BEGIN

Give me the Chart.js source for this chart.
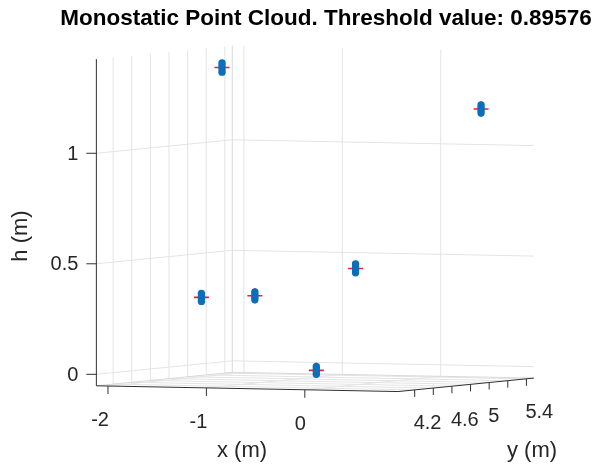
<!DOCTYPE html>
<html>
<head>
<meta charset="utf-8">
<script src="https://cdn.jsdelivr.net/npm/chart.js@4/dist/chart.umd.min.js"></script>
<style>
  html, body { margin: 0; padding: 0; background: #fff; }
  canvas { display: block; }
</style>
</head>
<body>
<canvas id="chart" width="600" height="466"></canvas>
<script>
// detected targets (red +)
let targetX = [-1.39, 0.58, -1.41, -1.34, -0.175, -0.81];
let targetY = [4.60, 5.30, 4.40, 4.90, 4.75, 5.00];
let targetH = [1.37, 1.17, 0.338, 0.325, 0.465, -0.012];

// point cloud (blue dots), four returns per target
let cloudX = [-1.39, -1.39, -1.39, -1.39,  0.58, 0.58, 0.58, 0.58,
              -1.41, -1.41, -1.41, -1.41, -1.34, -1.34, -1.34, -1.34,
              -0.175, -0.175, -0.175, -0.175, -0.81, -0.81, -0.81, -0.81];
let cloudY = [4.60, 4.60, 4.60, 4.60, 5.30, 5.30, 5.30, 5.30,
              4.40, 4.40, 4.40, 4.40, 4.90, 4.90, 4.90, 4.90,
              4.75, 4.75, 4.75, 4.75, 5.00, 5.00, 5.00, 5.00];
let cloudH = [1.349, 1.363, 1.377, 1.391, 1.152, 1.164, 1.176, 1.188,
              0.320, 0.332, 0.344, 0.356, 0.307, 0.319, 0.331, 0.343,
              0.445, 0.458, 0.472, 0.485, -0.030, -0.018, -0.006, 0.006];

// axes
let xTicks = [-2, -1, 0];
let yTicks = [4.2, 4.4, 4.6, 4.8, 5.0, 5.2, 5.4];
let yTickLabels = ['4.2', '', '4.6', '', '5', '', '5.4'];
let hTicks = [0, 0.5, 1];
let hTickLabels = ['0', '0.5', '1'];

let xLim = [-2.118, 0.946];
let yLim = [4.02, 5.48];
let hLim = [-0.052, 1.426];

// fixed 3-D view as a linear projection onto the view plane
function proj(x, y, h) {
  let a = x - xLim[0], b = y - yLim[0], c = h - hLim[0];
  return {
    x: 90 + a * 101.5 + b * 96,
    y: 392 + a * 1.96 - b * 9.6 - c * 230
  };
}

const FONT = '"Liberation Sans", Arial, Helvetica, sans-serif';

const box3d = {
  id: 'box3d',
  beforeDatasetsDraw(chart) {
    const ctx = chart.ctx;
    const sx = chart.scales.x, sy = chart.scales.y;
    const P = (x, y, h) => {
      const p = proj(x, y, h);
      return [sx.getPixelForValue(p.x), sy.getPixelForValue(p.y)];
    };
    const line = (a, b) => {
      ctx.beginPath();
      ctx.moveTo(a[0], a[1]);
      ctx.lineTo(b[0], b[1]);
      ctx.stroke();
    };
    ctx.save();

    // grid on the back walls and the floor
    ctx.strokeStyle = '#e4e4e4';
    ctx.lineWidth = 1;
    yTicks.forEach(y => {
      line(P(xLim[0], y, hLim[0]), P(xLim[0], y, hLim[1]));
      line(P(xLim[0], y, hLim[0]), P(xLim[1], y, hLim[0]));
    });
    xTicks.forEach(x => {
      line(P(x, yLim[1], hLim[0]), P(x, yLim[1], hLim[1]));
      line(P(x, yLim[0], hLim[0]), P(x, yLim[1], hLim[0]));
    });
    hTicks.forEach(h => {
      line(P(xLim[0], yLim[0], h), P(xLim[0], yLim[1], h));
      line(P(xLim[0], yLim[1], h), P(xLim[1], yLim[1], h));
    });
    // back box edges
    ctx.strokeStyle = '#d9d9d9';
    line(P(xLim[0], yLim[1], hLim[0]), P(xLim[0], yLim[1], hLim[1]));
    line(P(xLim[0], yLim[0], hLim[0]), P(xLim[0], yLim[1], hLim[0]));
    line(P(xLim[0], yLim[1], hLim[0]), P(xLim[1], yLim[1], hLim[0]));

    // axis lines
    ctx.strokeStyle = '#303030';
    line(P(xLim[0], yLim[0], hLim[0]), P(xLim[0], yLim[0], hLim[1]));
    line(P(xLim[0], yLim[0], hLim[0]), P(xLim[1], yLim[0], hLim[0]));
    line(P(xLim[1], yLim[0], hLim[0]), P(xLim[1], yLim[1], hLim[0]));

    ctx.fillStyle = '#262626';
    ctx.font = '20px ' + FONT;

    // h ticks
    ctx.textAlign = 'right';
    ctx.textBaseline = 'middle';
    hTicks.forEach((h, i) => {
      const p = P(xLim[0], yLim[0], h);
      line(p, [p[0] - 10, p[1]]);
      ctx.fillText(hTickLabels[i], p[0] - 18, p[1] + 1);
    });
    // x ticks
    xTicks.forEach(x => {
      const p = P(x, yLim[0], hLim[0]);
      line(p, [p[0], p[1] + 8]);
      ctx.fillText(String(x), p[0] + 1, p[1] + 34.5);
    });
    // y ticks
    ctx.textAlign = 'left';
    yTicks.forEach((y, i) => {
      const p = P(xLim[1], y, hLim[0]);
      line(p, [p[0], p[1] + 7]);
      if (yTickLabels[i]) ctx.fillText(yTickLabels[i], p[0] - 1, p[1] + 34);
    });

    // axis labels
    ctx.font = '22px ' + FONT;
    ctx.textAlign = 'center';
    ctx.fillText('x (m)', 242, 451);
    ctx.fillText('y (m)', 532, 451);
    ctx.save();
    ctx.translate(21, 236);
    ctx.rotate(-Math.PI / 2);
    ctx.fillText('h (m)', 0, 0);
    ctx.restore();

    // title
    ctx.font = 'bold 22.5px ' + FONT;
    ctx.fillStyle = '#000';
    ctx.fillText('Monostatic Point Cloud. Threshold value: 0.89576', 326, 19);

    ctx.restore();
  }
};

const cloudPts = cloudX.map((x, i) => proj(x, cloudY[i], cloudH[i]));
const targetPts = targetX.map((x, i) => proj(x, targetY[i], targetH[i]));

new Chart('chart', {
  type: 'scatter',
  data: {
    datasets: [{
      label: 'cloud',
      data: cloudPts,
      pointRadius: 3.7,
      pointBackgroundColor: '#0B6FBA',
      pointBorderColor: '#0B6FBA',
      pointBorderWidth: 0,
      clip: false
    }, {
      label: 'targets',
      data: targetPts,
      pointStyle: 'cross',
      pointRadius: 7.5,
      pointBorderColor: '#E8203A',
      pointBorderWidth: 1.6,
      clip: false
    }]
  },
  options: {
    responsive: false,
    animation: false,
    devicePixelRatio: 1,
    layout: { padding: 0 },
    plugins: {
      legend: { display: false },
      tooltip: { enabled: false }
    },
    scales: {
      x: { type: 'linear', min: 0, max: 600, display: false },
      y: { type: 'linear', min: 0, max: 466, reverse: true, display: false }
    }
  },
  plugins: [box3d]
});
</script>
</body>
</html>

END

__Goal__
Leave out any pictures and return exactly the lines from the beginning of the data through the line with "let targetH = [1.37, 1.17, 0.338, 0.325, 0.465, -0.012];", inclusive.

__Full solution__
Give me the Chart.js source for this chart.
<!DOCTYPE html>
<html>
<head>
<meta charset="utf-8">
<script src="https://cdn.jsdelivr.net/npm/chart.js@4/dist/chart.umd.min.js"></script>
<style>
  html, body { margin: 0; padding: 0; background: #fff; }
  canvas { display: block; }
</style>
</head>
<body>
<canvas id="chart" width="600" height="466"></canvas>
<script>
// detected targets (red +)
let targetX = [-1.39, 0.58, -1.41, -1.34, -0.175, -0.81];
let targetY = [4.60, 5.30, 4.40, 4.90, 4.75, 5.00];
let targetH = [1.37, 1.17, 0.338, 0.325, 0.465, -0.012];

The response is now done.